The human body at 50-100 kΩ impedance provides base current when touching a sensor electrode. With hFE_total = 10,000 and 1 µA of touch-induced base current, collector current = 10 mA — enough to operate an LED or small relay.

Circuit: antenna pad connected to Q1 base through 1 MΩ resistor. Body capacitance and resistance from antenna to the base inject enough AC current (from power line interference or radio signals coupled to the body) to forward-bias Q1 under certain conditions. More reliably: connect antenna to +5V through 1 MΩ, providing small forward base current.

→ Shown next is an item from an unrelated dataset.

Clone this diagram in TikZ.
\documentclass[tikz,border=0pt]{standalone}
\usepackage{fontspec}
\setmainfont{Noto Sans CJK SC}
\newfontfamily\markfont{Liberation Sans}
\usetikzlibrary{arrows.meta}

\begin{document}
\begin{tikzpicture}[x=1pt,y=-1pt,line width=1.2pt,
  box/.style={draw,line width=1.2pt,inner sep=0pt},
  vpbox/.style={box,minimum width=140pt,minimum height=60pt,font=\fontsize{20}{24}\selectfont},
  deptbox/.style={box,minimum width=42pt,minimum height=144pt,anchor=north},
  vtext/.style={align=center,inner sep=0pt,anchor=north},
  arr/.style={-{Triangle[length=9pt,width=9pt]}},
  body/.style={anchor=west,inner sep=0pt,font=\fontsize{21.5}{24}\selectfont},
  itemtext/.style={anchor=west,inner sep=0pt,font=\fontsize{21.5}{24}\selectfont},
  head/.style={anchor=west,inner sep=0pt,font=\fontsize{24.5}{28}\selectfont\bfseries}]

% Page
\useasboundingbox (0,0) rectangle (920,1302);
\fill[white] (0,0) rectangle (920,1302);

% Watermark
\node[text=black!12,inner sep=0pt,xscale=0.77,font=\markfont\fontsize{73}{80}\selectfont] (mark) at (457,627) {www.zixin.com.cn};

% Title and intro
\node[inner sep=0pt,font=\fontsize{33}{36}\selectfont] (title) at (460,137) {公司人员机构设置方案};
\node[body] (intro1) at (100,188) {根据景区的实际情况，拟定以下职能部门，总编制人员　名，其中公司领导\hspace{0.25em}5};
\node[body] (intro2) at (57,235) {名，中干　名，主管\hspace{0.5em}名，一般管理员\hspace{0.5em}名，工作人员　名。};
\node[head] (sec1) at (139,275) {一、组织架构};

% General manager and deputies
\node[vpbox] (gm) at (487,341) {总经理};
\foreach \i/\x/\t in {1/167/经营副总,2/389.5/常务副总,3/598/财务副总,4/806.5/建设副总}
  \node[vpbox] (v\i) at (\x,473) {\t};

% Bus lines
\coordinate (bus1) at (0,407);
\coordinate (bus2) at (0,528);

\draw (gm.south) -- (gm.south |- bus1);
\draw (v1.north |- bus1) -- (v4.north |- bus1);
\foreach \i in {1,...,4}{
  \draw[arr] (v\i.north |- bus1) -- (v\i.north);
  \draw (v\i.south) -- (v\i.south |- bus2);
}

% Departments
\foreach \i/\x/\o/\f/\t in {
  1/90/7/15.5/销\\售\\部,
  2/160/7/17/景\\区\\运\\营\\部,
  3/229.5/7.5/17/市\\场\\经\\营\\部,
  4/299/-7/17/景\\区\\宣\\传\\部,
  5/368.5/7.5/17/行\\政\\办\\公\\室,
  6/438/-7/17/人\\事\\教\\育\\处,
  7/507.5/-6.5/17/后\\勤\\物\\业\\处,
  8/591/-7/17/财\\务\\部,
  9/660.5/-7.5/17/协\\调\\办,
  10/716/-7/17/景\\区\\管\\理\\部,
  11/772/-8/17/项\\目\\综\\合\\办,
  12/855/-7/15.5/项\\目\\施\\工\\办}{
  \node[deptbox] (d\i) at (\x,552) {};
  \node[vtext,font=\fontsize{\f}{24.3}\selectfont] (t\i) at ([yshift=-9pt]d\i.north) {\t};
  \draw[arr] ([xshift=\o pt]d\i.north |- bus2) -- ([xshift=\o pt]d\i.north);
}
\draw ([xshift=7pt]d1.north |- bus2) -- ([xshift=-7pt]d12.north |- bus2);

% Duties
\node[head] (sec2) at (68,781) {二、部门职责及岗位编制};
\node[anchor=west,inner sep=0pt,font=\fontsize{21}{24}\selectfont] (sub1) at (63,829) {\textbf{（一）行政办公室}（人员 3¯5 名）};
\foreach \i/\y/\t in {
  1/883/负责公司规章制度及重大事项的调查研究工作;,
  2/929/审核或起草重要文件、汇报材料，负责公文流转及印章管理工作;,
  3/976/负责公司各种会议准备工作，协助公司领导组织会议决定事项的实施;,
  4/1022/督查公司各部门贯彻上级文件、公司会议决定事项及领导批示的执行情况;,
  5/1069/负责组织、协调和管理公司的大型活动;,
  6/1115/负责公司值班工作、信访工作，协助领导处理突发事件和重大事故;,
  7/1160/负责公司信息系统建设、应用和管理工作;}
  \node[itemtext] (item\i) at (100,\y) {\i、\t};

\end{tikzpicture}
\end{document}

When touched, additional current path through the body to ground (via power line ground coupling) increases total base current, toggling the output state.

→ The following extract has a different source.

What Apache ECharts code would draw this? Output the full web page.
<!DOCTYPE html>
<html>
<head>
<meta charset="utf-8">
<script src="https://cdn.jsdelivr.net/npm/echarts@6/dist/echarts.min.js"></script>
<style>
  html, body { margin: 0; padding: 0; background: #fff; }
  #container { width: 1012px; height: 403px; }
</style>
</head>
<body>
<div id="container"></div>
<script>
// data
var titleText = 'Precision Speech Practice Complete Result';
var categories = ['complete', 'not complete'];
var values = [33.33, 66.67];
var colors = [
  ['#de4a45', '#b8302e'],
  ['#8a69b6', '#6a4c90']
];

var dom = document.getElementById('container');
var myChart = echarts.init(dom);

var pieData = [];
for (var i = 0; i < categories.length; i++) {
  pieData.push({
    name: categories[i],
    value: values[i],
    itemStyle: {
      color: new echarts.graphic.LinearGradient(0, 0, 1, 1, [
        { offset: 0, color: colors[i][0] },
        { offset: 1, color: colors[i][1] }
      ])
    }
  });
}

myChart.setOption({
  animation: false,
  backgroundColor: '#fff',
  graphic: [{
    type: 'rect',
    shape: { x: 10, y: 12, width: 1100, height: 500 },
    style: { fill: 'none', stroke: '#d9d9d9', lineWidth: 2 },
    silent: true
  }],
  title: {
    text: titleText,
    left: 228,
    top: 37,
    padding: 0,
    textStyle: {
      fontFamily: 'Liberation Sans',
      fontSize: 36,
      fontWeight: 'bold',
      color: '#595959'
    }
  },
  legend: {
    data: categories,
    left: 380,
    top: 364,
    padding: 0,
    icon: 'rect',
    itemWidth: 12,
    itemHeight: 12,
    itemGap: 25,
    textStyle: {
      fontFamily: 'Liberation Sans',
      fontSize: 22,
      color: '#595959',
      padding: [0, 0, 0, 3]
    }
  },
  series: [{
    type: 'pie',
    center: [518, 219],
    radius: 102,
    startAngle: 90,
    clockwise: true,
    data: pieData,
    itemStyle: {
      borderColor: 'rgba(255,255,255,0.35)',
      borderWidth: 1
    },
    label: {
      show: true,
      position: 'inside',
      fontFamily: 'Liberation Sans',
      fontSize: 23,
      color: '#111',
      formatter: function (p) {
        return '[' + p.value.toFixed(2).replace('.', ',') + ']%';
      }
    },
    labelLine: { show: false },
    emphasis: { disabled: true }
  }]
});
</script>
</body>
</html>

This is the simplest version of a touch or proximity switch, achievable without integrated circuits, using only the two-transistor Darlington principle.

NPN-PNP Complementary Darlington

Connecting one NPN and one PNP transistor in Darlington configuration:

  • Q1: NPN, input base
  • Q2: PNP, emitter to Q1’s emitter, base to Q1’s collector
  • Output current flows into Q2’s emitter (which is the combined pair’s emitter terminal)

This complementary variant can be driven by either polarity signal and provides output current sinking (NPN output). Used in complementary output stages where you need a PNP Darlington with better characteristics than a straight PNP-PNP combination (PNP transistors typically have lower hFE than NPN in germanium).

Integrated Darlington Arrays

For driving multiple loads (8 relay channels, 8 motor channels), a Darlington array integrates 8 Darlington pairs plus flyback diodes in a single package. The ULN2803 (8-channel) is the standard device. Each channel handles 500 mA collector current, 50V, with input compatible with 5V logic.

Before such integrated circuits exist in a rebuilding context, build the equivalent from discrete transistors. A 4-channel discrete Darlington array on a small circuit board, with appropriate heatsinking, serves the same purpose. Document the layout and performance so it can be replicated for different projects.

For high-current applications (1-10A, motor control), pair a small Darlington driver transistor (TIP120 equivalent) with a large power transistor. The Darlington drive stage requires only µA of input current while the output stage handles amperes.